Gauri, for all her journalistic faults, was clearly fighting for justice and fairness, a very elusive concept in today’s world; she lived and acted with a fierce desire to protect the secular India, for all the marginalized, the minorities, LGBTs, and so on. She was a true martyr who lived a life true to herself and her beliefs. Thank you, Rollo Romig, for telling her story and then the story of modern India. It has been very hard to first live through the sheer unjust intolerance climate and then even more heartbreaking to read about its quick summary in the pages of this book because we remain helpless to face this tsunami of illiteracy and injustice with no light at the end of this long, narrowing tunnel. Especially since there are a very few of fighters like Gauri left. It’s little perverse but I still thought it was sweet when the police told Kavitha Lankesh, Gauri’s sister, that Gauri was ‘a great soul’ because her death had prevented all those people on the hit lists from being killed. Her sister, who is still deeply grieving, said that made her feel like that her death didn’t go in vain. Indeed it didn’t.
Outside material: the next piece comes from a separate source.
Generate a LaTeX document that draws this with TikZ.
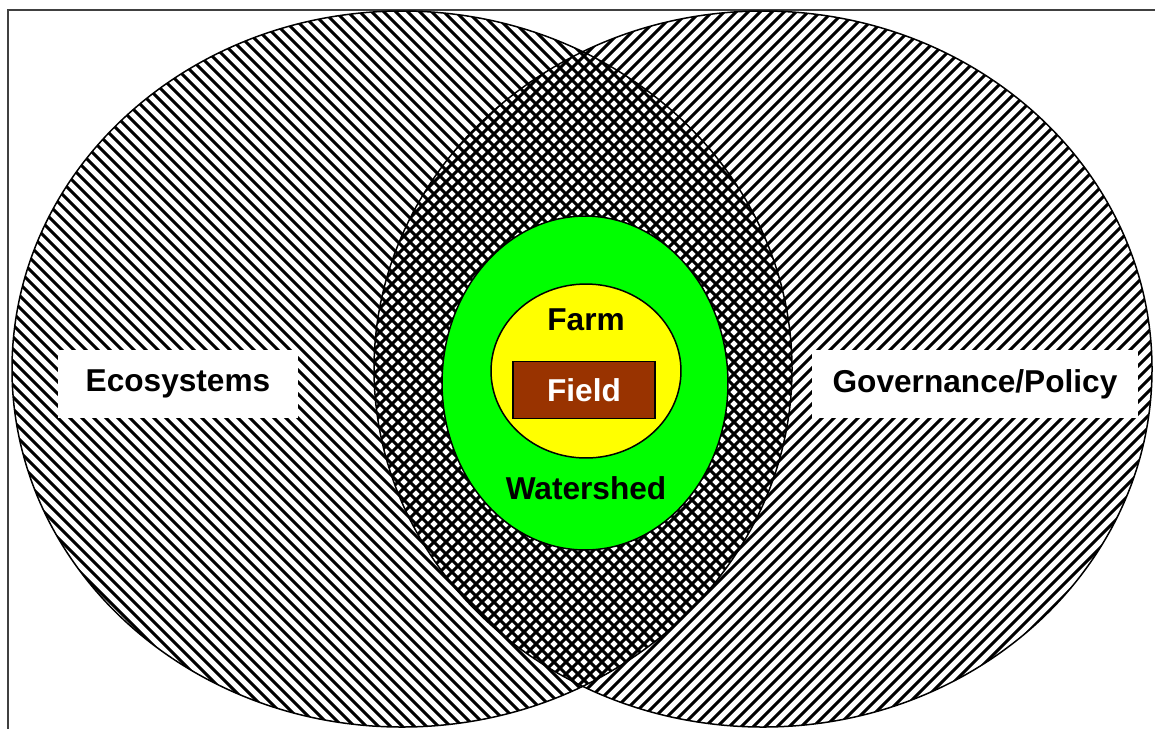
\documentclass[tikz,border=0pt]{standalone}
\usepackage{fontspec}
\setmainfont{Liberation Sans}
\usetikzlibrary{shapes.geometric}
\definecolor{watergreen}{HTML}{00FF00}
\definecolor{farmyellow}{HTML}{FFFF00}
\definecolor{fieldbrown}{HTML}{993300}
\tikzset{
    hatch/.style={line width=0.058cm, black},
    outline/.style={draw=black, line width=0.03cm},
    bigtext/.style={font=\fontsize{18}{20}\selectfont\bfseries},
    labelbox/.style={rectangle, fill=white, minimum height=1.36cm, text centered, bigtext},
    ring/.style={ellipse, outline, inner sep=0pt},
}
\begin{document}
\begin{tikzpicture}[x=0.02cm, y=-0.02cm]
    \useasboundingbox (0,0) rectangle (1155,728);
    \fill[white] (0,0) rectangle (1155,728);
    % frame
    \draw[line width=0.045cm, black!75] (1170,10) -- (8,10) -- (8,740);

    % Ecosystems set, lines down to the right
    \begin{scope}
        \clip (402,369) ellipse [x radius=390, y radius=358];
        \foreach \c in {-540,-528,...,590}
            \draw[hatch] (\c,0) -- ++(760,760);
    \end{scope}
    % Governance set, lines down to the left
    \begin{scope}
        \clip (763,369) ellipse [x radius=389, y radius=358];
        \foreach \c in {580,592,...,1690}
            \draw[hatch] (\c,0) -- ++(-760,760);
    \end{scope}
    \draw[outline] (402,369) ellipse [x radius=390, y radius=358];
    \draw[outline] (763,369) ellipse [x radius=389, y radius=358];

    \node[labelbox, minimum width=4.8cm] (ecosystems) at (178,384) {Ecosystems};
    \node[labelbox, minimum width=6.52cm] (governance) at (975,384) {Governance/Policy};

    % nested scales
    \node[ring, fill=watergreen, minimum width=5.72cm, minimum height=6.68cm] (watershed) at (585,383) {};
    \node[ring, fill=farmyellow, minimum width=3.8cm, minimum height=3.48cm] (farm) at (586,371) {};
    \node[rectangle, outline, fill=fieldbrown, minimum width=2.84cm, minimum height=1.14cm, inner sep=0pt, text=white, bigtext] (field) at (584,390) {Field};
    \node[bigtext] (farmlabel) at (586,320) {Farm};
    \node[bigtext] (watershedlabel) at (586,488) {Watershed};
\end{tikzpicture}
\end{document}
P.S: While I enjoyed reading the two interludes in the book about Doubting Thomas and his visit to India and P. Rajagopal, the founder & proprietor of the multi-national Sarvana Bhavan – while they served great lessons in myth-making and moral licensing but they didn’t quite gel with the overall narrative of the book. They should have been separate essays. However, that didn’t take away anything from the fantastic book that this is. My review, alas, is very inadequate to cover the huge expanse of ideas and topics and quirks this book covers.